A intertextualidade na literatura
 



Dicas

A intertextualidade na literatura

Emilly Garcia


Em algum momento da vida, ao ler um livro, você já deve ter se deparado com referências que o fizeram lembrar de uma obra anterior. Pode ser que essas referências fossem explícitas, com citações e menções claras, e pode ser que tenham sido sutis, deixando apenas uma sensação de familiaridade.




Essa presença de um texto no outro, posta de maneira consciente ou não, é o que a filósofa e crítica literária, Julia Kristeva, chamou de intertextualidade. É ela quem utiliza o termo pela primeira vez, em seu livro "Séméiotiké, Recherches pour une sémanalyse", publicado em 1969. Antes de Kristeva, na década de 1920, o filósofo e estudioso da linguagem, Mikhail Bakhtin, falava em dialogismo, ou diálogo entre discursos, que vários teóricos apontam como um conceito similar.
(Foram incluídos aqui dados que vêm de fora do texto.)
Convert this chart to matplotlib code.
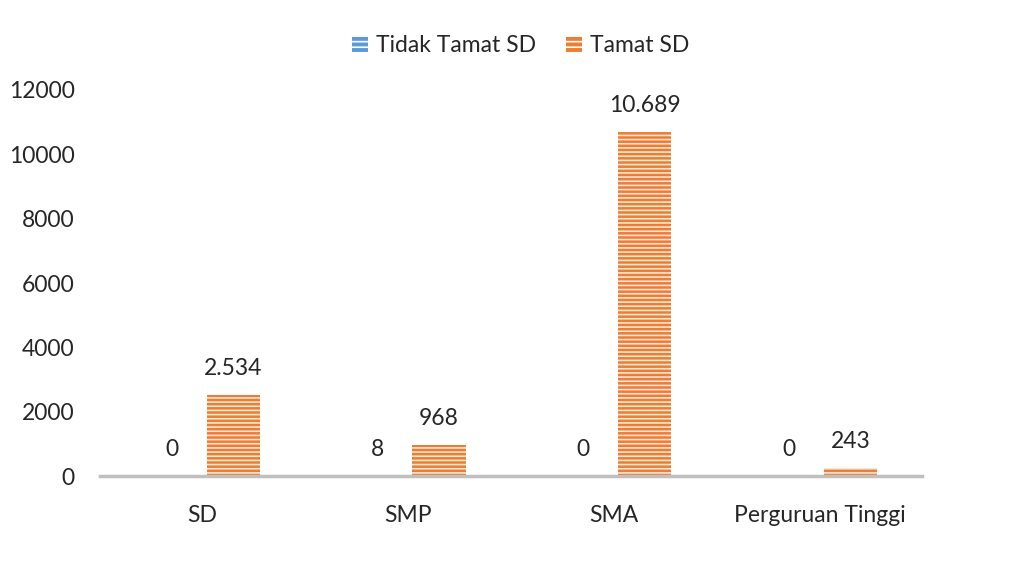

Foi no dialogismo de Bakhtin que Kristeva se apoiou para estruturar a definição de intertextualidade, que, de acordo com ela, ocorre quando:

"O eixo horizontal (sujeito-destinatário) e o eixo vertical (texto-contexto) coincidem para desvelar um fato maior: a palavra (o texto) é um cruzamento de palavras (de textos) em que se lê pelo menos uma outra palavra (texto)" (Kristeva, 1969).

Na sequência, ela simplifica, dizendo que "todo texto se constrói como um mosaico de citações, todo texto é absorção e transformação de um outro texto" (Kristeva, 1969).

Ou seja, um texto só existe porque outros existiram anteriormente. Mas longe de ser uma simples cópia, a intertextualidade tem a ver com historicidade, com a produção de conhecimento e a memória de uma sociedade, uma vez que passado e presente podem coexistir numa mesma obra. Ela pode ser implícita ou explícita e se manifesta como uma citação, alusão, paródia, pastiche, colagem ou epígrafe.

No livro "A intertextualidade" (Editora Hucitec, 2008), Tiphaine Samoyault traça uma linha do tempo em torno do tema. A autora vai desde o dialogismo de Bakhtin ao surgimento do conceito em si, com Kristeva, passando pela crítica literária de Roland Barthes até a sua aplicabilidade na Literatura Comparada e nos estudos de recepção, que consideram também a percepção e a interpretação do leitor diante das referências evocadas.

Na mesma direção de Samoyault, no artigo "Intertextualidade: considerações em torno do dialogismo" (2006), de Ricardo Zani, o autor esclarece que existem três requisitos para que a intertextualidade ocorra, os quais colocaremos aqui em linhas gerais. São eles:

Citação: evidencia "a relação discursiva explicitamente e todo o discurso citado é, basicamente, um elemento dentro de outro já existente".

Alusão: diferentemente da citação explícita, a alusão é "como uma construção que reproduz a ideia central de algo já discursado e que, como o próprio termo deixa transparecer, alude a um discurso já conhecido do público em geral".

Estilização: "uma forma de reproduzir os elementos de um discurso já existente, como uma reprodução estilística do conteúdo formal ou textual, com o intuito de reestilizá-lo".

Na literatura brasileira, as releituras do poema "Canção do Exílio", de Gonçalves Dias, por exemplo, mostram como a intertextualidade pode se manifestar. Um trecho do poema foi usado na letra do Hino Nacional e o escritor Oswald de Andrade inspirou-se nesta obra para escrever "Canto de regresso à pátria".

Outro exemplo foi o Modernismo Brasileiro nas artes e na literatura, cuja lógica, permeada em grande parte por uma perspectiva antropofágica, consistia em dialogar com influências europeias, adaptando-as ao contexto social e histórico do Brasil à época.

A intertextualidade não é exclusiva da literatura. O cinema, a música, as artes plásticas e até a redação publicitária são áreas onde este conceito se faz bastante presente. Quanto à criação literária, um autor pode utilizar elementos de um texto anterior para homenagear, referendar, divertir, satirizar, situar. E você, como tem usado a intertextualidade na sua escrita?